Не нравилось ему и то, что дочери выросли и начали носить джинсы, которые привезла им из Америки добрая мама.
«– Почему девчонки в джинсах, а не в платьях? Как у них с учебой?.. Где ты была? С кем была?.. Почему у Лены такие длинные волосы?.. чтоб мальчишкам нравиться? Римма, где моя дирижерская палочка? Римма, куда вы дели мой галстук, он только что на мне был?..»
Они купили уже третью машину, но все равно работали как заведенные. Скоро им придется бросить все нажитое непосильным трудом, уже скоро…
А пока Ростропович привез откуда-то из-за границы жутко колючий кустарник и приказал высадить его вокруг забора. Зачем? Чтобы кавалеры, которые ходят вокруг их дома-крепости и заглядываются на девочек, клочки своих штанов на шипах оставляли.
«Он совершенно не мог видеть джинсы на своих дочерях – не нравилось, что зады им обтягивает, соблазняет мальчишек, – и мне выговаривал, зачем привезла им их из-за границы.

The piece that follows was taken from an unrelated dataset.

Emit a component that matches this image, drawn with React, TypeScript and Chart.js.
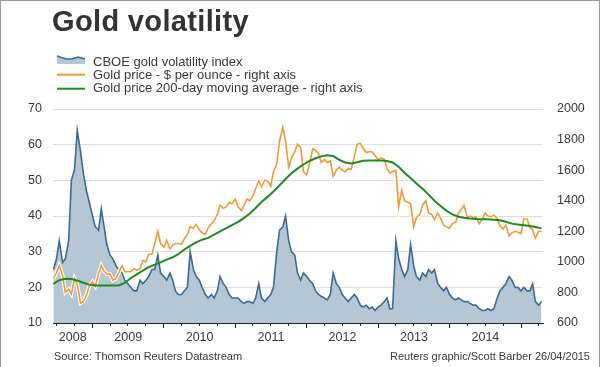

Приехав как-то после дневного спектакля на дачу, я застала там полный мрак и траур… по земле стелился густой, черный дым… на открытой веранде нашего деревянного (!) дома уже догорал костер… На полу лежала кучка пепла, а над нею стояли трое – торжественный Ростропович и зареванные Ольга и Лена.
– Что случилось?!
– Больше эти проклятые джинсы не будут отравлять мне жизнь… я облил их бензином и сжег! Все!»
Любопытно, что когда в 1974 году Вишневская увезет дочерей из атеистического СССР, первым делом она устроит девочек в монастырь-пансион в Швейцарии, «…где учились только девицы, воспитательницами были католические сестры-монахини и не разрешалось выходить за пределы монастыря. Мы, привыкшие к обществу блестящих друзей наших родителей, оказались среди монахинь, с которыми не могли ни о чем поговорить уже хотя бы потому, что совершенно не знали французского языка. За полгода его освоили, но поначалу было очень тяжело, – рассказывает Ольга Ростропович в своих воспоминаниях о родителях. – После этого мы с Леной учились в Джульярдской академии в Нью-Йорке. Родители снимали нам там квартиру, а сами жили в Париже. У папы и мамы было много друзей, которым они поручили шефство над нами».